“If I could live a perfect day, what would that look like?” – Todd Brison (Podcast)


As I mentioned earlier, I’m planning on quitting my day job and becoming a full-time freelancer as of March, 2017. I’ve been working on my new portfolio and connecting with people online to find out how they did it, and I’m really excited.

Of course, I also feel a bit anxious about the whole thing. It’s not like I have the financial freedom to not earn money, so the thought that I won’t be getting a steady income is making me waver a bit. But enough of that, I’ll save the angst for paper.

I’ve been listening to a podcast between the founder of Epic Freelancing, Josh Hoffman, and the author of The Creative’s Curse, Todd Brison. The Creative’s Curse is about learning to live with the thing that’s holding you back from realising your creative life.

One of the questions Brison asks really made me thing: “If I could live a perfect day, what would that look like?”

And I realised, I have had perfect days. It’s not lying on the beach on a remote island. I’ve been there, done that, got bored on the third day.

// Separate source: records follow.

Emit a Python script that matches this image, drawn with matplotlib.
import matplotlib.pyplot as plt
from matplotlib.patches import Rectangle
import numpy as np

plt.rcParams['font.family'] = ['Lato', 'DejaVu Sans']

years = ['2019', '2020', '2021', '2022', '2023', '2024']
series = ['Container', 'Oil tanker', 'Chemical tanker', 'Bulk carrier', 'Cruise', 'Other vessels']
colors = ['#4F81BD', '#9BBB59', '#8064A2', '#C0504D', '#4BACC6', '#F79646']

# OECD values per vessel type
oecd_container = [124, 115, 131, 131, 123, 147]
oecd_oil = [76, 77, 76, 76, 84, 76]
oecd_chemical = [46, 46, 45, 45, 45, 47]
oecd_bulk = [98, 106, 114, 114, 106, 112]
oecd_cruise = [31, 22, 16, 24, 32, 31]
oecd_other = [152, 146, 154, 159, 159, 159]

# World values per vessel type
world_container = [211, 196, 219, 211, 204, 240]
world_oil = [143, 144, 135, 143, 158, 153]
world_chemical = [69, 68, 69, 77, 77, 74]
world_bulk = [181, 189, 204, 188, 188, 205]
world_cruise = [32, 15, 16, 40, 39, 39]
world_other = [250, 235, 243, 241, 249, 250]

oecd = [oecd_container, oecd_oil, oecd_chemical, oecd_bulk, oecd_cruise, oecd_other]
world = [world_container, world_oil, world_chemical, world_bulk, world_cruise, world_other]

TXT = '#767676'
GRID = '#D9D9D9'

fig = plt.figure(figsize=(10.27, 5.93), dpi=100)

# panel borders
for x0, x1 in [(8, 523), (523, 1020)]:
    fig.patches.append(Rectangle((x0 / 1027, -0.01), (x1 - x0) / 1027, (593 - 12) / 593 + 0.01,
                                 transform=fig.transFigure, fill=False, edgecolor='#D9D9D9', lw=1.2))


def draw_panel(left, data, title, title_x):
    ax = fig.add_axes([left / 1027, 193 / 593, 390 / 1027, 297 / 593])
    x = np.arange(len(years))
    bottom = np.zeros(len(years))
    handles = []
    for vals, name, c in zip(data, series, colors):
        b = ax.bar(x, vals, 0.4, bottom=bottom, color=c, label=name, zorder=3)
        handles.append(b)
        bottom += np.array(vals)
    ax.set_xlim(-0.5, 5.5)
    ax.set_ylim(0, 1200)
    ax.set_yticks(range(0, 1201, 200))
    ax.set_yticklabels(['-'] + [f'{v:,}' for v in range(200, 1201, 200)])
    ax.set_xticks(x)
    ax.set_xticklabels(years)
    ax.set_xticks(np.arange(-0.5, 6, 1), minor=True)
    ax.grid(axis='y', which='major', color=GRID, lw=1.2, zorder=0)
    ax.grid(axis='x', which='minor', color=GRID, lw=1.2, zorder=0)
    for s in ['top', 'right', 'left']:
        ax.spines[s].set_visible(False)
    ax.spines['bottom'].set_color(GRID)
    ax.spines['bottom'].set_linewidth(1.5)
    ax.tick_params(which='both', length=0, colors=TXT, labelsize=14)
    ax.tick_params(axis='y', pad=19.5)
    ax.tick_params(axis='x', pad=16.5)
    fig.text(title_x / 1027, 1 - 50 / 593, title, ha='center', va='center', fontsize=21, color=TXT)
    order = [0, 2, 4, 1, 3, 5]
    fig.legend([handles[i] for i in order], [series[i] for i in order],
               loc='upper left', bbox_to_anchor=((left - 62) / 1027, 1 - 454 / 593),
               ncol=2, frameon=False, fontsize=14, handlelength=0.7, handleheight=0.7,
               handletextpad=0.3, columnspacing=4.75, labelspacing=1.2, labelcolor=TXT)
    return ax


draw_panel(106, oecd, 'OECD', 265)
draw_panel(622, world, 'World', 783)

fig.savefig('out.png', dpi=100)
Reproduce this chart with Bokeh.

So, what would my perfect day look like?

I would get up really early and take the dog for a walk. I won’t be too tired and grumpy from the daily grind, and I would feel the cool air on my skin as the sun comes up, all the while trying to dissuade her from peeing on the neighbours’ lawns. Walking is a massive part of my thinking process.

I would get home after 45 minutes, take a shower, make a pot of tea or coffee and settle in behind my laptop. I will not open my email, I will not check Facebook or Twitter. I will write, really write, for a few hours until I’m satisfied.

Then I’ll have more coffee, and decide what to do next. I would divide my writing up into three sections: Creative writing (a novel, or a long-form project) early in the morning, followed by mid-morning writing for money (short-term projects) and writing for relationships (long-term pitches). I would do the work that scares me the most first, because I had an editor who taught me that in writing it’s important to swallow the frog.

In the evening, my husband would come home from school and we would have dinner and watch Netflix and cuddle. And I won’t be grumpy because I spent my creative energy in a positive way.

And that would be my day. I’d designate one day for admin like invoicing and speaking to people, and the rest I would just do the thing I love to do: write and research and be myself. I might even start a podcast or a BookTube account in which I talk about the books I’m reading or the places I’d like to visit. I’d resume my creative journal keeping, I’d plan lessons on creative writing that I could teach at local libraries or schools.

I would love to have the flexibility to go to international book fairs and to get paid to write about these events.

And I would read. Oh, to have enough hours in the day to read undisturbed. To read quality articles, good books, not just scrolling the headlines endlessly.

I know it’s a simple day, but this is what I want. I guess, the ideal is to do what I like, and to find people who want to read the end results.

I’m so happy I listened to this podcast. Thank you, Josh Hoffman and Todd Brison.